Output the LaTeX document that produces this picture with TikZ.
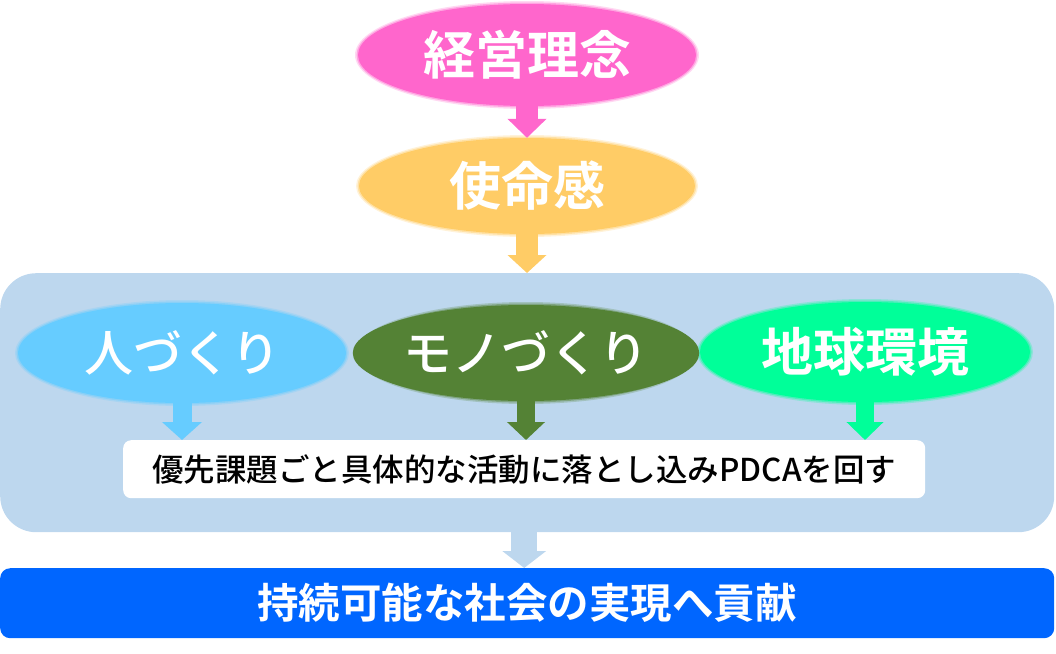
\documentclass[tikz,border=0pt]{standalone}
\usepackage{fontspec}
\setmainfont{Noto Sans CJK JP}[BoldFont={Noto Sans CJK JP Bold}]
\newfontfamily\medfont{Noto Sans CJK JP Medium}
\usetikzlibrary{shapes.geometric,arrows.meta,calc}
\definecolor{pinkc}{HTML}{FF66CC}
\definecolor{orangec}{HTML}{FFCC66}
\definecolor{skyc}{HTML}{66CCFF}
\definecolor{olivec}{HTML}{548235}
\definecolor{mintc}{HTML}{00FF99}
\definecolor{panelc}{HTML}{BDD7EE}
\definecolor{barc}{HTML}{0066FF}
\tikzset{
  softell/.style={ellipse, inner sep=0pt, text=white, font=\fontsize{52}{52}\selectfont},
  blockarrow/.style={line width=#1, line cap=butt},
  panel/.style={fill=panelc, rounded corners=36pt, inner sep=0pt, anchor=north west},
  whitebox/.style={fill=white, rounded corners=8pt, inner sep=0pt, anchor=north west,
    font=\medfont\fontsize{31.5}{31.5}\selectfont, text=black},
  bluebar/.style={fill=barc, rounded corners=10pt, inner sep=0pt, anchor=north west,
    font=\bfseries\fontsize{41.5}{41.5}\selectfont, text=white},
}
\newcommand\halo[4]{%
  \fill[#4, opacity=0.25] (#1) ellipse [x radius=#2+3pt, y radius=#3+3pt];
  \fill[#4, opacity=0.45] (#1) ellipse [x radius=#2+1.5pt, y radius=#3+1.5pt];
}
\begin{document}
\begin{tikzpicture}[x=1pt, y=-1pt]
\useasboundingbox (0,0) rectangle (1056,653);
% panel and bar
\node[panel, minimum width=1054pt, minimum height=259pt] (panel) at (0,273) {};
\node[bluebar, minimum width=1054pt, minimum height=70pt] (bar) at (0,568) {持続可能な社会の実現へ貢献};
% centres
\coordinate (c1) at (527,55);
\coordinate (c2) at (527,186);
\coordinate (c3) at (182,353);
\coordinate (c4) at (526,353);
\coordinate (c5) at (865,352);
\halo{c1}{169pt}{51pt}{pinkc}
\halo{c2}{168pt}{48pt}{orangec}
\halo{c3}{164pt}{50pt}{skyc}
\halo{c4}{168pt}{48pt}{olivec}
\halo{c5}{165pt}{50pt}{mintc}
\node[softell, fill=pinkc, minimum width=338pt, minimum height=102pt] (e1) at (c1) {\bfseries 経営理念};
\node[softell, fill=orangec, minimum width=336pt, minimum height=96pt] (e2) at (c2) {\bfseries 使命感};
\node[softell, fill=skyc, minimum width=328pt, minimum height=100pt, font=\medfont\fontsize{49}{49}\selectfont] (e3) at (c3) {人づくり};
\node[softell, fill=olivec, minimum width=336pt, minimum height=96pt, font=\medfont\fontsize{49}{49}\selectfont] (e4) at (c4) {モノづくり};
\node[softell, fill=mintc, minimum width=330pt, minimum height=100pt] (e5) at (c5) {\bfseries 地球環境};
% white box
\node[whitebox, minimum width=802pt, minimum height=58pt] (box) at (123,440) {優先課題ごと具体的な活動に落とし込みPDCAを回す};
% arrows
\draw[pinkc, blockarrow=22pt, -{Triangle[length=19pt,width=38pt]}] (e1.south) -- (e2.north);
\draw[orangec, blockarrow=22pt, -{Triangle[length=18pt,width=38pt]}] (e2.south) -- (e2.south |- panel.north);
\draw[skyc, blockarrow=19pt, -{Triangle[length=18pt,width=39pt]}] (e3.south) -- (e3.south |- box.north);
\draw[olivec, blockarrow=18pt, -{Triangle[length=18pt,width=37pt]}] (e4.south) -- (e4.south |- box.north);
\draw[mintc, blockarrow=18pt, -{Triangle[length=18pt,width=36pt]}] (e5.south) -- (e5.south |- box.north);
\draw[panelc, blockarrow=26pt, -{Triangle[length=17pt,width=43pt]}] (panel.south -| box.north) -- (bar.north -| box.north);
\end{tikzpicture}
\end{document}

· · ·

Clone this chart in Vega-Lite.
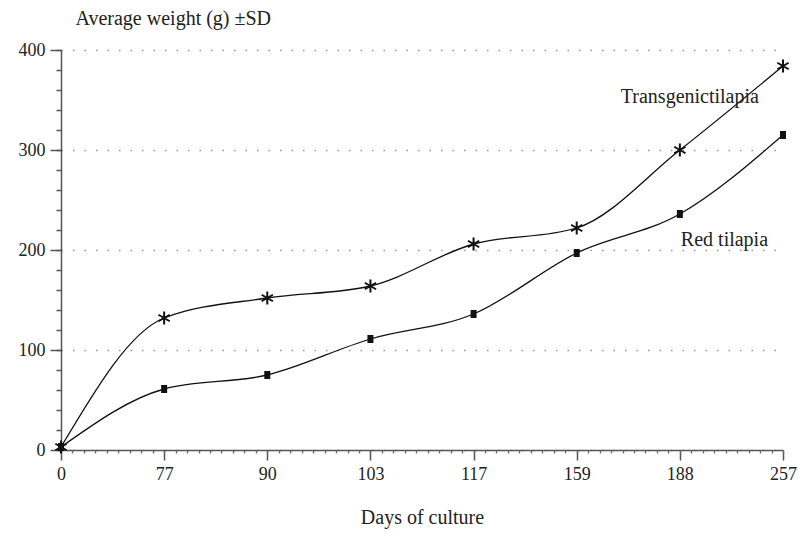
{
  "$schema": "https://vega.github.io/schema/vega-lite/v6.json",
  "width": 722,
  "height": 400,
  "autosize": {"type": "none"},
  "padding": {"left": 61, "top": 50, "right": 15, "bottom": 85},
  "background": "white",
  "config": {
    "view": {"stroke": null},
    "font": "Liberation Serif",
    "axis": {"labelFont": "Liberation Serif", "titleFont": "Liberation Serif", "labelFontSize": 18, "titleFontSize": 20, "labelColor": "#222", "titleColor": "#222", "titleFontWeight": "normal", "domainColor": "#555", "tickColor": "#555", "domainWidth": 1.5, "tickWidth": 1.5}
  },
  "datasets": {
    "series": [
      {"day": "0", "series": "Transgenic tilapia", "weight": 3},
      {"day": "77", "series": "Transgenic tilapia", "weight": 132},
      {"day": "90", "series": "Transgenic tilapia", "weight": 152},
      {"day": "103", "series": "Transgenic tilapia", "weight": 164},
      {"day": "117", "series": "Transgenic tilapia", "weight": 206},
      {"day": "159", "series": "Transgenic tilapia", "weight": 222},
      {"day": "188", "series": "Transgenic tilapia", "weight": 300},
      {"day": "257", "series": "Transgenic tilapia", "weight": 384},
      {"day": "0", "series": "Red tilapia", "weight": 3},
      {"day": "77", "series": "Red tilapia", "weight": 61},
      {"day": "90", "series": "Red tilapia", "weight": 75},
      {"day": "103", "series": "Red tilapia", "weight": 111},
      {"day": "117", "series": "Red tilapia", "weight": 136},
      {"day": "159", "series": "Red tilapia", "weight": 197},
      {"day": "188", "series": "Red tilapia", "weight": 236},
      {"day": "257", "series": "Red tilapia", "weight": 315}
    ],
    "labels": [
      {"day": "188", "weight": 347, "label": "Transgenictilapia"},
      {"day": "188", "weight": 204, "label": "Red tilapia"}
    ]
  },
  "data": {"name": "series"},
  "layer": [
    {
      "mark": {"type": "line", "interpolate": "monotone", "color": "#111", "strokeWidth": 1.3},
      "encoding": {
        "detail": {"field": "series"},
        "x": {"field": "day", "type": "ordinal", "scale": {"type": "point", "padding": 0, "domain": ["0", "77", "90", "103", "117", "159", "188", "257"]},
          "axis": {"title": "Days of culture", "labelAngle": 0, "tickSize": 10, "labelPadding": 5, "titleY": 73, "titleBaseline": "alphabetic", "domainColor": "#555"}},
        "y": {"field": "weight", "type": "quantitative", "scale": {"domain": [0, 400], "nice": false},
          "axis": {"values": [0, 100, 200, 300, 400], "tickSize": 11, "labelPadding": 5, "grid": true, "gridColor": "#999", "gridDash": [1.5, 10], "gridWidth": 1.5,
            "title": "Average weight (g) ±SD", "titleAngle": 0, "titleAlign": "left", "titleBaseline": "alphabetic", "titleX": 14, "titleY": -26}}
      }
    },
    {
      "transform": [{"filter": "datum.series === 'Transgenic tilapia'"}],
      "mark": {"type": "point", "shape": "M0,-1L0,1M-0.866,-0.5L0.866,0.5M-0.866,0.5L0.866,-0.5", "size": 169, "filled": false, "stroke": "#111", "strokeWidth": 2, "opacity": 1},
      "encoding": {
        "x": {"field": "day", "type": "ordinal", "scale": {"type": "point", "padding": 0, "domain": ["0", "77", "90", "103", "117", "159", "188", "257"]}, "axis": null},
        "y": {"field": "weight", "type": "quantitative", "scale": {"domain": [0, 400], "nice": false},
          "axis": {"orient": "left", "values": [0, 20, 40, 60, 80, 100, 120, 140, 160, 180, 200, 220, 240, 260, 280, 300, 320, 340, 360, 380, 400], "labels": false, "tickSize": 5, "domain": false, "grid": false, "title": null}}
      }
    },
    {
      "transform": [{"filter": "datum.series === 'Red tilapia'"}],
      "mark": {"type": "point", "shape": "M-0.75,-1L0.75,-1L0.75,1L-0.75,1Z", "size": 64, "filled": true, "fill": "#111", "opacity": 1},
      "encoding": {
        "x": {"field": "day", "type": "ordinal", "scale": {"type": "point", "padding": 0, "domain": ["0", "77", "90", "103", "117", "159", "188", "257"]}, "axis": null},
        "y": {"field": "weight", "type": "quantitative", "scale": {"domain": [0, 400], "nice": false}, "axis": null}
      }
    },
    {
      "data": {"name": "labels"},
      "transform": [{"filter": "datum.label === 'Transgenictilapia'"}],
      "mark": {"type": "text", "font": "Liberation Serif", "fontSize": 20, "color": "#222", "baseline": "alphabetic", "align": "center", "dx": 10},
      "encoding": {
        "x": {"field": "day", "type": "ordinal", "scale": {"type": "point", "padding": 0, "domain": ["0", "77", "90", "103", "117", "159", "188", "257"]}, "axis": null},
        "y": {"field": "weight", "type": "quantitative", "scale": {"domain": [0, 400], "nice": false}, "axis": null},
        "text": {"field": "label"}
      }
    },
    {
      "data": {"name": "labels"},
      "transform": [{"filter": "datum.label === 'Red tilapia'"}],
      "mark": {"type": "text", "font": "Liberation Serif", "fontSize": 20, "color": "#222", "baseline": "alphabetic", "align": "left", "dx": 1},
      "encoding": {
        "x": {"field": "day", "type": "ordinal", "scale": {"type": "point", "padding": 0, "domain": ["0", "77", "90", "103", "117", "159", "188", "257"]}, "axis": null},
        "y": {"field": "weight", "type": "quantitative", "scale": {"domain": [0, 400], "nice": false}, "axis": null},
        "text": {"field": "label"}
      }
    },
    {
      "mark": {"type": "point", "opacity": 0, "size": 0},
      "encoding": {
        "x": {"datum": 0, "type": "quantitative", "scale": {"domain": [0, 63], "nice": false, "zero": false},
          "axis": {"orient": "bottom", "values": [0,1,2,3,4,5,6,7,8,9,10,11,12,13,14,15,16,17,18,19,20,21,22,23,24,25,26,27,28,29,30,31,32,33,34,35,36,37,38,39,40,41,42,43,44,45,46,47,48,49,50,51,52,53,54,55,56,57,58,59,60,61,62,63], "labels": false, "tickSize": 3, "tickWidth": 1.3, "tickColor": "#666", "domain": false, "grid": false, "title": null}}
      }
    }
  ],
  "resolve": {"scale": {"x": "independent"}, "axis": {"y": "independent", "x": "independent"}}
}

· · ·

→ **Requirement**: Among the lines of the listing, how many hold the string "this"? Respond with only the number.

→ **Result of the exercise**: 2